No Democrats have filed for the office.
Born and raised in New Palestine, Molinder jumped into the world of assessing in 2009 while her husband was completing Marine Corps Enlisted Commissioning Education Program in Lafayette. She joined the Tippecanoe County assessor’s office as a part-time data collector. In time, she was promoted to residential deputy and then field staff supervisor.
She and her family moved back to New Palestine in 2014. Since coming home, Molinder worked for the Hancock County Department of Child Services before joining Brent Eaton’s staff as the victim’s assistance coordinator for the Hancock County Prosecutor in 2015. After the birth of her second child in 2016, Molinder went back Tippecanoe County.

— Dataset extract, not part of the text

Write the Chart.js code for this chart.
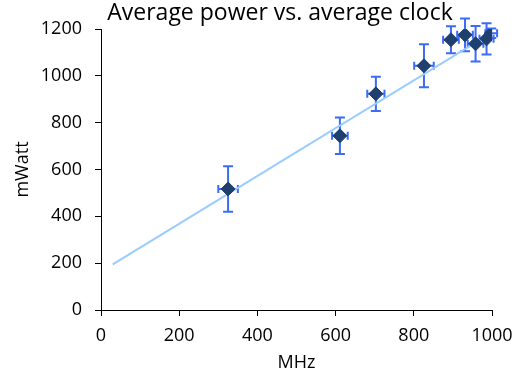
<!DOCTYPE html>
<html>
<head>
<meta charset="utf-8">
<script src="https://cdn.jsdelivr.net/npm/chart.js@4"></script>
<style>
  html, body { margin: 0; padding: 0; background: #fff; }
  #wrap { width: 523px; height: 374px; }
</style>
</head>
<body>
<div id="wrap"><canvas id="myChart" width="523" height="374"></canvas></div>
<script>
// average clock (MHz) and average power (mW) per run
const clockMHz = [325, 611, 703, 826, 895, 931, 958, 986, 998];
const powerMw  = [517, 744, 923, 1043, 1154, 1175, 1137, 1158, 1182];
const clockErr = [25, 20, 22, 25, 20, 20, 20, 18, 15];
const powerErr = [97, 78, 73, 92, 58, 70, 76, 67, 20];
// linear trend line ends
const trendX = [30, 1000];
const trendY = [195, 1185];
const xTicks = [0, 200, 400, 600, 800, 1000];
const yTicks = [0, 200, 400, 600, 800, 1000, 1200];
const chartTitle = "Average power vs. average clock";

const FONT = "'Open Sans', sans-serif";

// draws the x / y error bars behind the markers
const errorBars = {
  id: "errorBars",
  beforeDatasetsDraw(chart) {
    const ctx = chart.ctx, xs = chart.scales.x, ys = chart.scales.y;
    ctx.save();
    ctx.strokeStyle = "#3b6cf5";
    ctx.lineWidth = 2;
    for (let i = 0; i < clockMHz.length; i++) {
      const px = xs.getPixelForValue(clockMHz[i]);
      const py = ys.getPixelForValue(powerMw[i]);
      const top = ys.getPixelForValue(powerMw[i] + powerErr[i]);
      const bot = ys.getPixelForValue(powerMw[i] - powerErr[i]);
      const l = xs.getPixelForValue(clockMHz[i] - clockErr[i]);
      const r = xs.getPixelForValue(clockMHz[i] + clockErr[i]);
      ctx.beginPath();
      ctx.moveTo(px, top); ctx.lineTo(px, bot);
      ctx.moveTo(px - 5, top); ctx.lineTo(px + 5, top);
      ctx.moveTo(px - 5, bot); ctx.lineTo(px + 5, bot);
      ctx.moveTo(l, py); ctx.lineTo(r, py);
      ctx.moveTo(l, py - 4); ctx.lineTo(l, py + 4);
      ctx.moveTo(r, py - 4); ctx.lineTo(r, py + 4);
      ctx.stroke();
    }
    ctx.restore();
  }
};

// title sits a bit right of the canvas centre, as in the original
const titleText = {
  id: "titleText",
  afterDraw(chart) {
    const ctx = chart.ctx;
    ctx.save();
    ctx.fillStyle = "#000";
    ctx.font = "23px " + FONT;
    ctx.textAlign = "center";
    ctx.textBaseline = "middle";
    ctx.fillText(chartTitle, 280, 13);
    ctx.restore();
  }
};

new Chart("myChart", {
  type: "scatter",
  data: {
    datasets: [{
      data: trendX.map((x, i) => ({x: x, y: trendY[i]})),
      showLine: true,
      borderColor: "#99ccff",
      borderWidth: 2,
      pointRadius: 0,
      order: 2
    }, {
      data: clockMHz.map((x, i) => ({x: x, y: powerMw[i]})),
      pointStyle: "rectRot",
      pointRadius: 7,
      backgroundColor: "#1f3f6e",
      borderColor: "#1f3f6e",
      borderWidth: 1,
      order: 1
    }]
  },
  plugins: [errorBars, titleText],
  options: {
    responsive: false,
    animation: false,
    layout: {padding: {left: 0, right: 31, top: 29, bottom: 0}},
    plugins: {
      legend: {display: false},
      tooltip: {enabled: false},
      title: {display: false}
    },
    scales: {
      x: {
        type: "linear",
        min: 0, max: 1000,
        afterBuildTicks: s => { s.ticks = xTicks.map(v => ({value: v})); },
        afterFit: s => { s.height = 64; },
        grid: {drawOnChartArea: false, color: "#000", tickLength: 6},
        border: {color: "#000", width: 1},
        ticks: {color: "#000", font: {family: FONT, size: 18}, padding: 9,
                callback: v => String(v)},
        title: {display: true, text: "MHz", color: "#000",
                font: {family: FONT, size: 18}, padding: 0}
      },
      y: {
        type: "linear",
        min: 0, max: 1200,
        afterBuildTicks: s => { s.ticks = yTicks.map(v => ({value: v})); },
        afterFit: s => { s.width = 101; },
        grid: {drawOnChartArea: false, color: "#000", tickLength: 6},
        border: {color: "#000", width: 1},
        ticks: {color: "#000", font: {family: FONT, size: 18}, padding: 13,
                callback: v => String(v)},
        title: {display: true, text: "mWatt", color: "#000",
                font: {family: FONT, size: 18}, padding: {top: 12, bottom: 0}}
      }
    }
  }
});
</script>
</body>
</html>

Molinder touts both her certification as a Level III certified assessor and her experience working with three different county assessors over a six-year period as making her the most qualified candidate in this primary race.
Molinder currently serves as the chief deputy for the Tippecanoe County Assessor’s office and touts her work eliminating outsourcing work, something she said she wants to bring to her home county.
Her main campaign message has been aimed at the $90,000 annual contract the current assessor has with Nexus Group.
Nexus provides legal assistance at any time, assists with staff training and audits the county’s personal property and real property abatement.
“It seems like they’re outsourcing all of the tedious work,” Molinder said.
In Tippecanoe County, Molinder said they had a similar contract with an outside firm before deciding to end it and hire more office workers to handle the load. Simultaneously, Molinder worked to increase awareness about what the assessor does, enhance customer service and raise the expectations of the office, she said.
The public having a better understanding of what the office does and how employees arrive at their assessment values has led to a decrease in the number of appeals in Tippecanoe County, Molinder said, saving the county money on legal fees. All told, Molinder says she has helped save more than a million dollars by hiring local employees, cutting out the expensive outsourcing contracts and cutting down on the number of legal appeals leveled against Tippecanoe County.
Roberts, a lifelong Hancock County resident, has been working in the assessor’s office for 28 years, bringing with her a wealth of experience that no one else has into this race, she said.
Roberts jokes that when she started, the office didn’t have computers — and everything had to be entered by hand. It’s that kind of experience and insider knowledge she is leaning on to sell herself to voters. She knows how the assessor’s office does business in Hancock County and how the county offices work together.
After almost three decades of working under someone, Roberts, who also has a Level III assessor certification, decided 2018 is the year to run for assessor herself.
“I love working with the public, I like the problem-solving aspect of this job,” she said. “This community knows me and I want to continue to serve.”
She pledges to follow in the footsteps of her predecessors, continuing the fair and accurate assessment process residents of Hancock County have come to expect, she said.
Roberts defended the office’s contract with Nexus Group, saying it is a good value.
“I think it’s a needed service. We’re not just out there throwing money away,” she said. “Every business that builds now, they want to appeal (their assessment). So we end up needing tax attorneys to help us out.”
If elected, she would continue to analyze that contract and any other contracts the office has on a year-by-year basis.